Though all the undemocratic regimes of the Arab world are unremittingly cruel, Assad’s must stand out as the most inventively macabre. Its brutish, uncouth, illiterate and famously greedy Shabbiha death squads are being bussed around the country, with orders to rape, loot, burn, and kill. It is they who pull out the fingernails of young boys, they who torture them to death, castrate their bodies, only to force their grief-crazed parents to recant their accusations on the state’s propaganda television.

It was them who killed Ibrahim Qattush – the amateur musician who became an overnight sensation and the revolution’s youthful voice, when he composed some of its rousing chants and ditties. Qattush’s throat was cut out, as it was where the regime visualised his songs came from. Such literalism in its crimes is very much part of the way this crudest of power structures seeks to present itself.
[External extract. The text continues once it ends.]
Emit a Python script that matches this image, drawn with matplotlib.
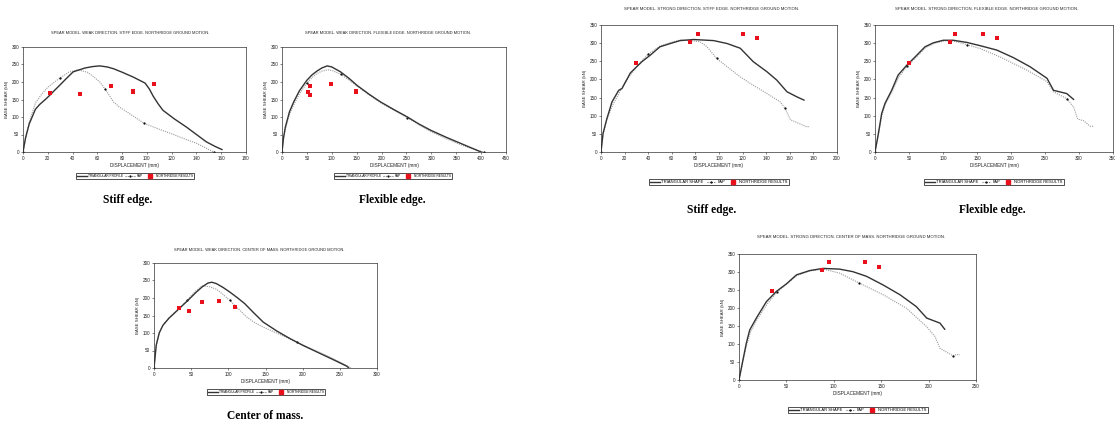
import matplotlib
matplotlib.use("Agg")
import matplotlib.pyplot as plt
from matplotlib.lines import Line2D

plt.rcParams['font.family'] = ['Liberation Sans', 'DejaVu Sans']

# ---------------- DATA ----------------
# Weak direction, stiff edge
w_stiff_tri_x = [0, 2, 5, 10, 13.5, 18, 21.6, 26, 30, 35, 40.5, 50, 56, 62, 68, 73, 80, 89, 98.5, 102, 105, 109, 113, 122, 132, 140, 148, 155, 160.6]
w_stiff_tri_y = [0, 40, 80, 122, 136, 150, 162, 178, 192, 210, 229, 240, 244, 246, 243, 238, 228, 214, 197, 180, 160, 138, 119, 95, 71, 50, 29, 16, 7]
w_stiff_fap_x = [0, 2, 5, 10, 15, 20, 30, 37, 44, 52, 57, 62, 66, 70, 73, 78, 85, 90, 97.7, 110, 120, 130, 140, 150, 154]
w_stiff_fap_y = [0, 35, 85, 140, 165, 185, 212, 228, 235, 228, 215, 200, 181, 160, 143, 128, 112, 100, 82, 65, 52, 38, 25, 7, 0]
w_stiff_nr_x = [22, 46, 71, 89, 89, 106]
w_stiff_nr_y = [170, 165, 190, 175, 172, 193]

# Weak direction, flexible edge
w_flex_tri_x = [0, 3, 6.7, 15, 23.5, 35, 50, 60, 70, 80, 90.7, 100, 117.6, 135, 151, 175, 198, 225, 252, 275, 299, 330, 360, 380, 400]
w_flex_tri_y = [0, 40, 71, 115, 143, 175, 205, 220, 231, 240, 246, 243, 229, 210, 190, 165, 143, 121, 100, 80, 62, 42, 24, 12, 0]
w_flex_fap_x = [0, 3, 7, 15, 24, 35, 50, 60, 70, 80, 92, 102, 118, 135, 151, 175, 198, 225, 252, 275, 299, 330, 360, 385, 405]
w_flex_fap_y = [0, 36, 66, 108, 136, 166, 197, 212, 224, 231, 235, 232, 222, 205, 188, 163, 141, 119, 98, 78, 58, 38, 20, 8, 0]
w_flex_nr_x = [51.7, 57, 57, 98.8, 148, 148]
w_flex_nr_y = [171, 164, 189, 193, 175, 172]

# Weak direction, center of mass
w_cm_tri_x = [0, 3, 7, 12, 20, 34.6, 45, 57, 65, 72.8, 78, 84, 93, 102, 112, 122, 134, 147, 165, 183, 200, 219, 240, 259.5, 262]
w_cm_tri_y = [0, 65, 100, 122, 142, 171, 192, 217, 232, 243, 245, 241, 230, 217, 201, 184, 158, 131, 106, 84, 65, 46, 25, 5, 0]
w_cm_fap_x = [0, 3, 7, 12, 20, 34.6, 45, 55, 65, 75, 84, 93, 102, 113, 124.6, 135, 147, 170, 192, 215, 237, 255, 265]
w_cm_fap_y = [0, 65, 100, 122, 143, 172, 194, 218, 235, 232, 225, 210, 193, 170, 146, 130, 117, 95, 74, 52, 31, 12, 0]
w_cm_nr_x = [33.7, 46.8, 64.7, 86.8, 109]
w_cm_nr_y = [171, 164, 189, 192, 174]

# Strong direction, stiff edge
s_stiff_tri_x = [0, 1.7, 5, 9.3, 15, 17.8, 24.9, 34.7, 41.8, 50, 58.8, 67, 78.5, 95.5, 106.8, 118, 129, 140.7, 149, 157.6, 166, 172]
s_stiff_tri_y = [0, 51, 92, 138, 170, 175, 218, 249, 267, 290, 299, 307, 310, 307, 299, 286, 249, 221, 198, 166, 152, 143]
s_stiff_fap_x = [0, 2, 5, 10, 20, 30, 40, 50, 60, 68, 84, 89.8, 98, 106.8, 118, 129, 140.7, 152, 156, 160.5, 174.6, 177]
s_stiff_fap_y = [0, 50, 90, 130, 190, 235, 270, 292, 303, 309, 304, 290, 258, 235, 207, 184, 161, 138, 120, 89, 69, 71]
s_stiff_nr_x = [30, 75.7, 82, 120, 132]
s_stiff_nr_y = [246, 304, 324, 324, 313]

# Strong direction, flexible edge
s_flex_tri_x = [0, 5, 9.8, 14.7, 24.5, 34, 46.6, 59, 73.6, 86, 100.6, 115, 135, 154.6, 179, 203.6, 228, 253, 262.5, 282, 292]
s_flex_tri_y = [0, 51, 106, 134, 170, 212, 239, 262, 290, 301, 308, 308, 302, 293, 281, 260, 235, 203, 170, 161, 145]
s_flex_fap_x = [0, 5, 10, 15, 25, 35, 47, 60, 74, 86, 101, 115, 135, 154.6, 184, 223, 253, 262.5, 282, 292, 298, 306.7, 316.5, 321]
s_flex_fap_y = [0, 48, 100, 130, 166, 206, 236, 260, 287, 299, 306, 306, 296, 285, 262, 226, 194, 166, 147, 124, 91, 86, 71, 71]
s_flex_nr_x = [50, 111, 117.8, 158.5, 179]
s_flex_nr_y = [244, 304, 324, 324, 313]

# Strong direction, center of mass
s_cm_tri_x = [0, 4.2, 7.7, 11.3, 18.3, 29, 39.4, 50, 60.6, 74.6, 88.7, 106, 120, 134.5, 152, 169.7, 187, 198, 212, 217]
s_cm_tri_y = [0, 56, 102, 139, 172, 218, 246, 267, 292, 304, 310, 308, 301, 288, 264, 237, 204, 172, 158, 141]
s_cm_fap_x = [0, 4, 8, 12, 19, 30, 40, 50, 61, 75, 89, 106, 127, 152, 176.8, 198, 206.7, 212, 226, 229.6, 233]
s_cm_fap_y = [0, 52, 96, 132, 168, 212, 244, 266, 290, 303, 308, 297, 269, 237, 199, 148, 121, 88, 67, 71, 70]
s_cm_nr_x = [34.5, 88, 95, 133, 147.5]
s_cm_nr_y = [246, 306, 327, 327, 315]

titles = [
    "SPEAR MODEL. WEAK DIRECTION. STIFF EDGE. NORTHRIDGE GROUND MOTION.",
    "SPEAR MODEL. WEAK DIRECTION. FLEXIBLE EDGE. NORTHRIDGE GROUND MOTION.",
    "SPEAR MODEL. WEAK DIRECTION. CENTER OF MASS. NORTHRIDGE GROUND MOTION.",
    "SPEAR MODEL. STRONG DIRECTION. STIFF EDGE. NORTHRIDGE GROUND MOTION.",
    "SPEAR MODEL. STRONG DIRECTION. FLEXIBLE EDGE. NORTHRIDGE GROUND MOTION.",
    "SPEAR MODEL. STRONG DIRECTION. CENTER OF MASS. NORTHRIDGE GROUND MOTION.",
]
captions = ["Stiff edge.", "Flexible edge.", "Center of mass.", "Stiff edge.", "Flexible edge.", None]
tri_labels = ["TRIANGULAR PROFILE"] * 3 + ["TRIANGULAR SHAPE"] * 3
fap_label = "FAP"
nr_label = "NORTHRIDGE RESULTS"
x_label = "DISPLACEMENT (mm)"
y_label = "BASE SHEAR (kN)"

# --------------- LAYOUT (pixels) ---------------
W, H = 1115, 425
panels = [
    dict(box=(23, 246, 47, 152), xlim=(0, 180), xstep=20, ylim=(0, 300), data=(w_stiff_tri_x, w_stiff_tri_y, w_stiff_fap_x, w_stiff_fap_y, w_stiff_nr_x, w_stiff_nr_y),
         title=(130, 33), leg=(135, 176), cap=(128, 200), tfs=2.9, lfs=2.35, hl=3.0),
    dict(box=(282, 506, 47, 152), xlim=(0, 450), xstep=50, ylim=(0, 300), data=(w_flex_tri_x, w_flex_tri_y, w_flex_fap_x, w_flex_fap_y, w_flex_nr_x, w_flex_nr_y),
         title=(388, 33), leg=(393, 176), cap=(392, 200), tfs=2.9, lfs=2.35, hl=3.0),
    dict(box=(154, 377, 263, 368), xlim=(0, 300), xstep=50, ylim=(0, 300), data=(w_cm_tri_x, w_cm_tri_y, w_cm_fap_x, w_cm_fap_y, w_cm_nr_x, w_cm_nr_y),
         title=(259, 250), leg=(266, 392), cap=(265, 416), tfs=2.9, lfs=2.35, hl=3.0),
    dict(box=(601, 837, 25, 152), xlim=(0, 200), xstep=20, ylim=(0, 350), data=(s_stiff_tri_x, s_stiff_tri_y, s_stiff_fap_x, s_stiff_fap_y, s_stiff_nr_x, s_stiff_nr_y),
         title=(712, 9), leg=(719, 182), cap=(712, 210), tfs=3.05, lfs=2.95, hl=2.3),
    dict(box=(875, 1113, 25, 152), xlim=(0, 350), xstep=50, ylim=(0, 350), data=(s_flex_tri_x, s_flex_tri_y, s_flex_fap_x, s_flex_fap_y, s_flex_nr_x, s_flex_nr_y),
         title=(987, 9), leg=(994, 182), cap=(992, 210), tfs=3.05, lfs=2.95, hl=2.3),
    dict(box=(739, 976, 254, 380), xlim=(0, 250), xstep=50, ylim=(0, 350), data=(s_cm_tri_x, s_cm_tri_y, s_cm_fap_x, s_cm_fap_y, s_cm_nr_x, s_cm_nr_y),
         title=(851, 237), leg=(858, 410), cap=None, tfs=3.05, lfs=2.95, hl=2.3),
]

fig = plt.figure(figsize=(W / 100, H / 100), dpi=100)
fig.patch.set_facecolor('white')

for i, p in enumerate(panels):
    l, r, t, b = p['box']
    ax = fig.add_axes([l / W, (H - b) / H, (r - l) / W, (b - t) / H])
    tx, ty, fx, fy, nx, ny = p['data']
    ax.plot(fx, fy, color='#9a9a9a', lw=0.8, ls=(0, (1, 1)), zorder=2)
    ax.plot(fx, fy, ls='none', marker='.', ms=1.2, color='black', markevery=6, zorder=2)
    ax.plot(tx, ty, color='#333333', lw=1.0, zorder=3)
    ax.scatter(nx, ny, marker='s', s=5, color='#e8101a', zorder=4, linewidths=0)
    ax.set_xlim(*p['xlim'])
    ax.set_ylim(*p['ylim'])
    ax.set_xticks(range(p['xlim'][0], p['xlim'][1] + 1, p['xstep']))
    ax.set_yticks(range(0, p['ylim'][1] + 1, 50))
    ax.tick_params(labelsize=3.3, length=1.5, width=0.4, pad=1.2, colors='#222222')
    for s in ax.spines.values():
        s.set_linewidth(0.5)
        s.set_color('#333333')
    ax.set_xlabel(x_label, fontsize=3.4, labelpad=1.5, color='#222222')
    ax.set_ylabel(y_label, fontsize=3.2, labelpad=1.5, color='#222222')
    fig.text(p['title'][0] / W, (H - p['title'][1]) / H, titles[i], fontsize=p['tfs'],
             ha='center', va='center', color='#222222')
    handles = [
        Line2D([], [], color='#333333', lw=1.0),
        Line2D([], [], color='#777777', lw=0.8, ls=(0, (1, 1)), marker='.', ms=1.2, mfc='black', mec='black', markevery=[1]),
        Line2D([], [], ls='none', marker='s', ms=2.2, color='#e8101a'),
    ]
    leg = ax.legend(handles, [tri_labels[i], fap_label, nr_label], ncol=3, loc='center',
                    bbox_to_anchor=(p['leg'][0] / W, (H - p['leg'][1]) / H),
                    bbox_transform=fig.transFigure, fontsize=p['lfs'], frameon=True,
                    fancybox=False, handlelength=p['hl'], handletextpad=0.4,
                    columnspacing=0.7, borderpad=0.35, borderaxespad=0)
    leg.get_frame().set_edgecolor('black')
    leg.get_frame().set_linewidth(0.6)
    if p['cap']:
        fig.text(p['cap'][0] / W, (H - p['cap'][1]) / H, captions[i], fontsize=8.3,
                 family='Liberation Serif', weight='bold', ha='center', va='center')

fig.savefig('out.png', dpi=100, facecolor='white')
In the past five months of Syria’s agony some international pundits have made it their business to cheer for Bashar, swallowing his black propaganda line that “aprés moi, le deluge” of the Salafi bogeymen. But facts on the ground are more eloquent: every single minority and ethnicity across Syria has risen in revolt, repelled by the war crimes it has been witness to…

What will the Assads and their extended family be remembered for? Their prisons, mass graves, scorched earth policy; their denaturing of Syrian society into a place of suspicion and fear; and their ugly creation of a North Korea without the bomb? Their illegal enrichment, corruption, arrogance and vindictiveness?

Syrians deserve better and will win their freedom the difficult way, as other peoples have.